• _SOURCE MATERIAL_

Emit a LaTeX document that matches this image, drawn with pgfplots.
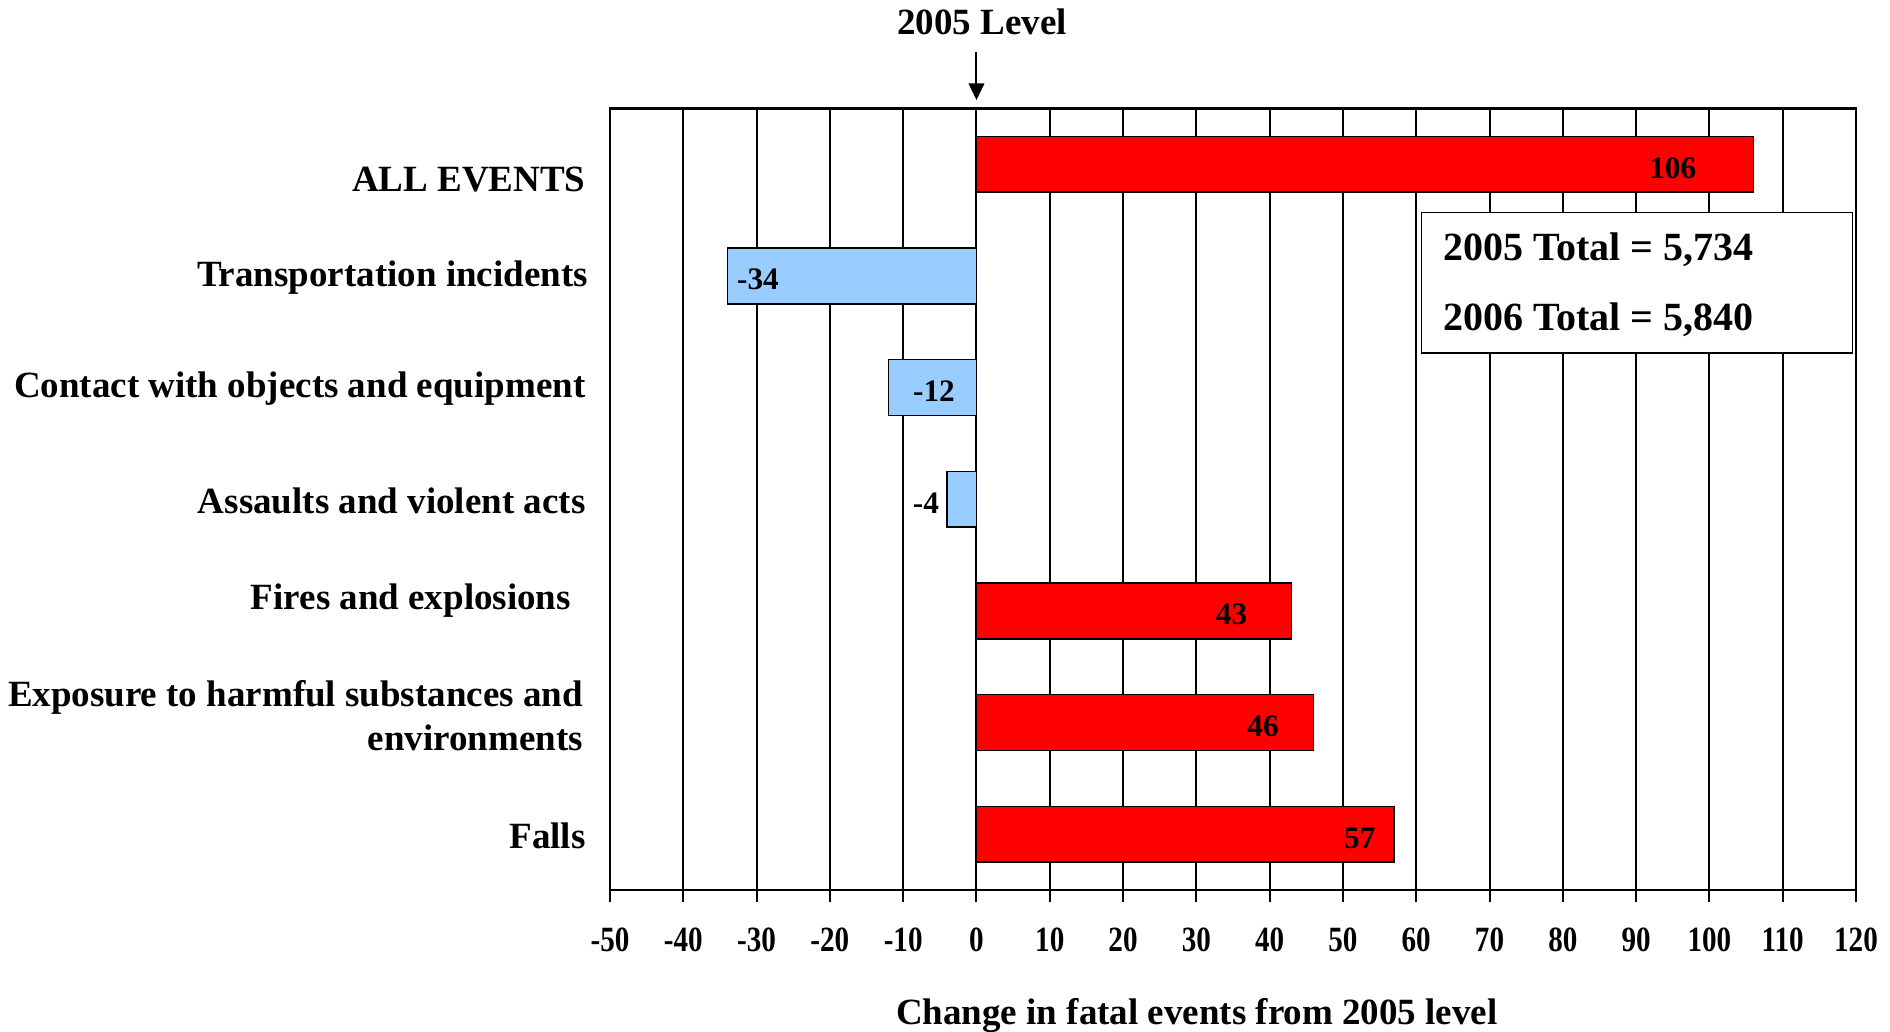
\documentclass[border=0pt]{standalone}
\usepackage{graphicx}
\usepackage{pgfplots}
\pgfplotsset{compat=1.18}
\usepackage{fontspec}
\setmainfont{Liberation Serif}
\usetikzlibrary{arrows.meta}
\definecolor{barred}{RGB}{255,0,0}
\definecolor{barblue}{RGB}{153,204,255}
\begin{document}
\begin{tikzpicture}
\path[use as bounding box] (-244pt,-56.8pt) rectangle (512pt,356pt);
\begin{axis}[
  at={(0,0)}, anchor=south west,
  scale only axis, width=498.4pt, height=312.6pt,
  xbar, bar shift=0pt, bar width=0.5,
  xmin=-50, xmax=120, ymin=-0.5, ymax=6.5,
  xtick={-50,-40,...,120},
  ytick={0,1,2,3,4,5,6},
  yticklabels={},
  xticklabel={\scalebox{0.82}[1]{\bfseries\pgfmathprintnumber[assume math mode=true]{\tick}}},
  xticklabel style={font=\fontsize{14.2}{15}\selectfont\bfseries, inner sep=0pt, anchor=center, yshift=-15.3pt},
  /pgf/number format/assume math mode=true,
  typeset ticklabels with strut=false,
  xtick pos=bottom, tick align=outside, major tick length=4.8pt,
  ytick style={draw=none},
  xtick style={line width=0.8pt, black},
  xmajorgrids, grid style={line width=0.8pt, black},
  axis line style={line width=1.1pt},
  axis x line*=bottom,
  clip=false,
  xlabel={Change in fatal events from 2005 level},
  xlabel style={font=\fontsize{14.8}{17}\selectfont\bfseries, at={(axis description cs:0.471,0)}, anchor=center, yshift=-50.3pt},
]
\addplot[fill=barred, draw=black, line width=0.6pt] coordinates {(106,6) (0,5) (0,4) (0,3) (43,2) (46,1) (57,0)};
\addplot[fill=barblue, draw=black, line width=0.6pt] coordinates {(0,6) (-34,5) (-12,4) (-4,3) (0,2) (0,1) (0,0)};
% frame: left, top, right
\draw[line width=1.1pt] (axis cs:-50,-0.5) -- (axis cs:-50,6.5) -- (axis cs:120,6.5) -- (axis cs:120,-0.5);
% category labels
\begin{scope}[every node/.style={font=\fontsize{14.8}{17.5}\selectfont\bfseries, inner sep=0pt, anchor=east, align=right}]
\node at ([xshift=-9.6pt, yshift=-6.2pt]axis cs:-50,6) {ALL EVENTS};
\node at ([xshift=-8.6pt, yshift=-0.5pt]axis cs:-50,5) {Transportation incidents};
\node at ([xshift=-9.6pt, yshift=-0.5pt]axis cs:-50,4) {Contact with objects and equipment};
\node at ([xshift=-9.6pt, yshift=-0.5pt]axis cs:-50,3) {Assaults and violent acts};
\node at ([xshift=-15.4pt, yshift=4.3pt]axis cs:-50,2) {Fires and explosions};
\node at ([xshift=-10.6pt, yshift=2.9pt]axis cs:-50,1) {Exposure to harmful substances and\\environments};
\node at ([xshift=-9.6pt, yshift=-0.5pt]axis cs:-50,0) {Falls};
\end{scope}
% value labels
\begin{scope}[every node/.style={font=\fontsize{12.5}{14}\selectfont\bfseries, inner sep=0pt, yshift=-1.5pt}]
\node at (axis cs:95.0,6) {106};
\node at (axis cs:-29.8,5) {-34};
\node at (axis cs:-5.8,4) {-12};
\node at (axis cs:-6.9,3) {-4};
\node at (axis cs:34.8,2) {43};
\node at (axis cs:39.1,1) {46};
\node at (axis cs:52.3,0) {57};
\end{scope}
% totals box
\draw[fill=white, draw=black, line width=0.6pt] (axis cs:60.7,5.57) rectangle (axis cs:119.5,4.31);
\node[anchor=west, inner sep=0pt, font=\fontsize{16}{18}\selectfont\bfseries] at (axis cs:63.6,5.236) {2005 Total = 5,734};
\node[anchor=west, inner sep=0pt, font=\fontsize{16}{18}\selectfont\bfseries] at (axis cs:63.6,4.61) {2006 Total = 5,840};
% 2005 level title and arrow
\node[font=\fontsize{14.8}{17}\selectfont\bfseries, inner sep=0pt] at ([xshift=2.2pt,yshift=34.7pt]axis cs:0,6.5) {2005 Level};
\draw[line width=0.8pt, -{Triangle[length=6.7pt,width=6.3pt]}] ([yshift=22.6pt]axis cs:0,6.5) -- ([yshift=3.4pt]axis cs:0,6.5);
\end{axis}
\end{tikzpicture}
\end{document}
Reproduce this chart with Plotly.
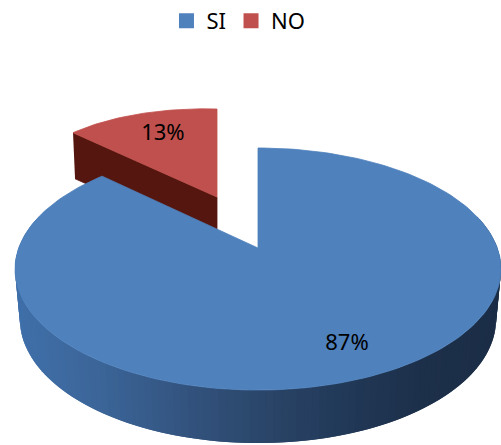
import math
import plotly.graph_objects as go

categories = ["SI", "NO"]
values = [87, 13]
top_colors = ["#4f81bd", "#c0504d"]

# projection of the blue disc (tilted circle with perspective)
CX, CY, RX, RY, K = 258.0, 248.0, 239.3, 117.4, 0.1736
DEPTH, DEPTH_V, BOTTOM_SCALE = 49.5, 3.5, 0.98
# projection of the pulled-out red slice
RED_APEX = (217.0, 197.0)
RED_A, RED_B, RED_SHEAR = 197.5, 88.0, 5.5
RED_DEPTH = 46.0

shares = [v / sum(values) * 2 * math.pi for v in values]
blue_end = shares[0]
red_start = blue_end - 2 * math.pi   # negative, runs up to 0


def project(theta, r=1.0):
    u, v = r * math.sin(theta), -r * math.cos(theta)
    d = 1 - K * v
    return CX + RX * u / d, CY + RY * v / d


def project_low(theta):
    v = -math.cos(theta)
    x, y = project(theta)
    return CX + (x - CX) * BOTTOM_SCALE, y + DEPTH + DEPTH_V * v


def project_red(theta, r=1.0):
    u, v = r * math.sin(theta), -r * math.cos(theta)
    return RED_APEX[0] + RED_A * u, RED_APEX[1] + RED_B * v + RED_SHEAR * u


def lerp_color(stops, t):
    for (t0, c0), (t1, c1) in zip(stops, stops[1:]):
        if t <= t1:
            f = max(0.0, (t - t0) / (t1 - t0))
            return "rgb(%d,%d,%d)" % tuple(
                round(a + (b - a) * f) for a, b in zip(c0, c1))
    return "rgb(%d,%d,%d)" % stops[-1][1]


side_stops = [(0, (64, 113, 172)), (90, (60, 102, 154)), (190, (50, 82, 124)),
              (280, (40, 66, 100)), (360, (32, 54, 84)), (420, (29, 48, 74)),
              (501, (27, 45, 70))]

fig = go.Figure()


def poly(xs, ys, color, name=None, lw=0.8):
    fig.add_trace(go.Scatter(x=xs, y=ys, mode="lines", fill="toself",
                             fillcolor=color, line=dict(color=color, width=lw),
                             hoverinfo="skip", showlegend=False, name=name))


# red slice: cut face, then top face
rx0, ry0 = project_red(red_start)
poly([rx0, RED_APEX[0], RED_APEX[0], rx0 + 2],
     [ry0, RED_APEX[1], RED_APEX[1] + RED_DEPTH, ry0 + RED_DEPTH],
     "#561610", "NO side")
n = 40
arc = [red_start + (0 - red_start) * i / n for i in range(n + 1)]
pts = [project_red(a) for a in arc]
poly([RED_APEX[0]] + [p[0] for p in pts] + [RED_APEX[0]],
     [RED_APEX[1]] + [p[1] for p in pts] + [RED_APEX[1]], top_colors[1], "NO")

# blue slice: rim strips with gradient (each overlaps the next), then top face
n = 200
angles = [blue_end * i / n for i in range(n + 1)]
for i in range(n):
    a0 = angles[i]
    a1 = angles[min(i + 2, n)]
    if -math.cos(a0) < -0.25 and -math.cos(a1) < -0.25:
        continue
    p0, p1 = project(a0), project(a1)
    q0, q1 = project_low(a0), project_low(a1)
    color = lerp_color(side_stops, (p0[0] + p1[0]) / 2)
    poly([p0[0], p1[0], q1[0], q0[0]], [p0[1], p1[1], q1[1], q0[1]], color, lw=0)
pts = [project(a) for a in angles]
poly([CX] + [p[0] for p in pts] + [CX], [CY] + [p[1] for p in pts] + [CY],
     top_colors[0], "SI")

# percentage labels
pct = [f"{round(v / sum(values) * 100)}%" for v in values]
lx0, ly0 = project(blue_end / 2, 0.815)
lx1, ly1 = project_red(red_start / 2, 0.69)
fig.add_trace(go.Scatter(x=[lx0, lx1], y=[ly0 - 4, ly1 - 5], mode="text", text=pct,
                         textposition="middle center",
                         textfont=dict(family="Noto Sans", size=22, color="#000000"),
                         hoverinfo="skip", showlegend=False))

# legend keys
for cat, col in zip(categories, top_colors):
    fig.add_trace(go.Scatter(x=[None], y=[None], mode="markers", name=cat,
                             marker=dict(symbol="square", size=15, color=col)))

fig.update_layout(
    width=501, height=445, autosize=False,
    margin=dict(l=0, r=0, t=0, b=0),
    paper_bgcolor="white", plot_bgcolor="white",
    xaxis=dict(range=[0, 501], visible=False, fixedrange=True),
    yaxis=dict(range=[445, 0], visible=False, fixedrange=True),
    legend=dict(orientation="h", x=0.476, xanchor="center", y=1.0, yanchor="top",
                font=dict(family="Noto Sans", size=22, color="#000000"),
                itemwidth=30, bgcolor="rgba(0,0,0,0)"),
)
fig.write_html("out.html", config={"displayModeBar": False},
               post_script="document.body.style.margin='0';document.documentElement.style.overflow='hidden';")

• _YOUR OBJECTIVE_
Pictures do not belong in the copy. Reproduce exactly the lines from the one with "Reproduce this chart with Plotly." to the one with "[RED_APEX[1]] + [p[1]", both lines included.

• _RESULT_
Reproduce this chart with Plotly.
import math
import plotly.graph_objects as go

categories = ["SI", "NO"]
values = [87, 13]
top_colors = ["#4f81bd", "#c0504d"]

# projection of the blue disc (tilted circle with perspective)
CX, CY, RX, RY, K = 258.0, 248.0, 239.3, 117.4, 0.1736
DEPTH, DEPTH_V, BOTTOM_SCALE = 49.5, 3.5, 0.98
# projection of the pulled-out red slice
RED_APEX = (217.0, 197.0)
RED_A, RED_B, RED_SHEAR = 197.5, 88.0, 5.5
RED_DEPTH = 46.0

shares = [v / sum(values) * 2 * math.pi for v in values]
blue_end = shares[0]
red_start = blue_end - 2 * math.pi   # negative, runs up to 0


def project(theta, r=1.0):
    u, v = r * math.sin(theta), -r * math.cos(theta)
    d = 1 - K * v
    return CX + RX * u / d, CY + RY * v / d


def project_low(theta):
    v = -math.cos(theta)
    x, y = project(theta)
    return CX + (x - CX) * BOTTOM_SCALE, y + DEPTH + DEPTH_V * v


def project_red(theta, r=1.0):
    u, v = r * math.sin(theta), -r * math.cos(theta)
    return RED_APEX[0] + RED_A * u, RED_APEX[1] + RED_B * v + RED_SHEAR * u


def lerp_color(stops, t):
    for (t0, c0), (t1, c1) in zip(stops, stops[1:]):
        if t <= t1:
            f = max(0.0, (t - t0) / (t1 - t0))
            return "rgb(%d,%d,%d)" % tuple(
                round(a + (b - a) * f) for a, b in zip(c0, c1))
    return "rgb(%d,%d,%d)" % stops[-1][1]


side_stops = [(0, (64, 113, 172)), (90, (60, 102, 154)), (190, (50, 82, 124)),
              (280, (40, 66, 100)), (360, (32, 54, 84)), (420, (29, 48, 74)),
              (501, (27, 45, 70))]

fig = go.Figure()


def poly(xs, ys, color, name=None, lw=0.8):
    fig.add_trace(go.Scatter(x=xs, y=ys, mode="lines", fill="toself",
                             fillcolor=color, line=dict(color=color, width=lw),
                             hoverinfo="skip", showlegend=False, name=name))


# red slice: cut face, then top face
rx0, ry0 = project_red(red_start)
poly([rx0, RED_APEX[0], RED_APEX[0], rx0 + 2],
     [ry0, RED_APEX[1], RED_APEX[1] + RED_DEPTH, ry0 + RED_DEPTH],
     "#561610", "NO side")
n = 40
arc = [red_start + (0 - red_start) * i / n for i in range(n + 1)]
pts = [project_red(a) for a in arc]
poly([RED_APEX[0]] + [p[0] for p in pts] + [RED_APEX[0]],
     [RED_APEX[1]] + [p[1] for p in pts] + [RED_APEX[1]], top_colors[1], "NO")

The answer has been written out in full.